Archbishop Hilarion noted that art and music are indispensable in Catholic-Orthodox dialogue. Through this language, the archbishop said, “we can say what we cannot express with diplomatic or political words”.
“The whole of Russian culture has been founded on a Christian world”, Archbishop Hilarion said. “When we were banned from all activities, culture enabled us to go forward”.
Cardinal Walter Kasper, president of the Pontifical Council for Promoting Christian Unity, said this cultural event can become an opportunity “to deepen our ecumenical relations themselves in a new dimension”. “The sad age-old separation between East and West was not only caused by theological differences or political conflicts but especially by distance and a cultural alienation”, he observed.
“This distance must be overcome … in the sense of a mutual enrichment, a communion without fusion or absorption”, the cardinal said. Such a communion can be “a strong common testimony of the richness of European culture and its Christian roots — today, lamentably forgotten by many and even denied and rejected”.

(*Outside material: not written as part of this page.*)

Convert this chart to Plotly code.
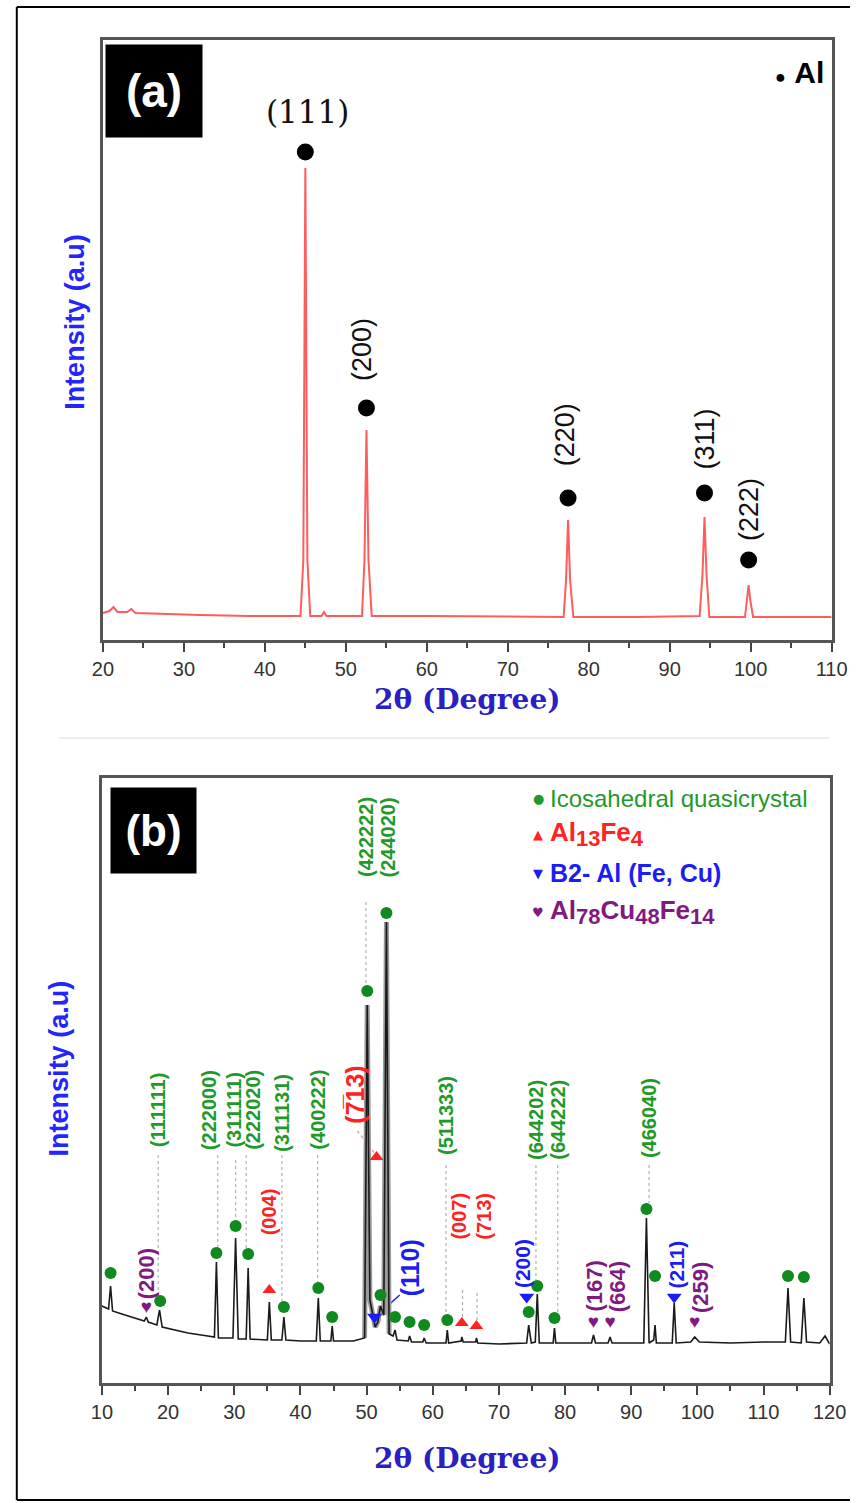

Archbishop Hilarion commented that for many Orthodox, “the election of Benedict XVI was received positively”, especially because of “his position on moral questions.There is a commitment [among the Orthodox] to observe and promote traditional values”.
Past rivalries should stay in the past, the archbishop said, and observed that cultural changes, particularly the “de-Christianization of our countries”, is calling for “greater collaboration”.
In view of the complex and profoundly troubled history of the Churches in the former Soviet nations — between the Russian and Greek Orthodox Churches as well as between the Orthodox and the Eastern Catholic Churches outlawed by the Communist regime — overcoming rivalries and achieving “greater collaboration” would be an outcome devoutly to be wished.
Pope Benedict has reportedly agreed to visit Ukraine in 2012, where conflicts between the Churches have been intense and persist.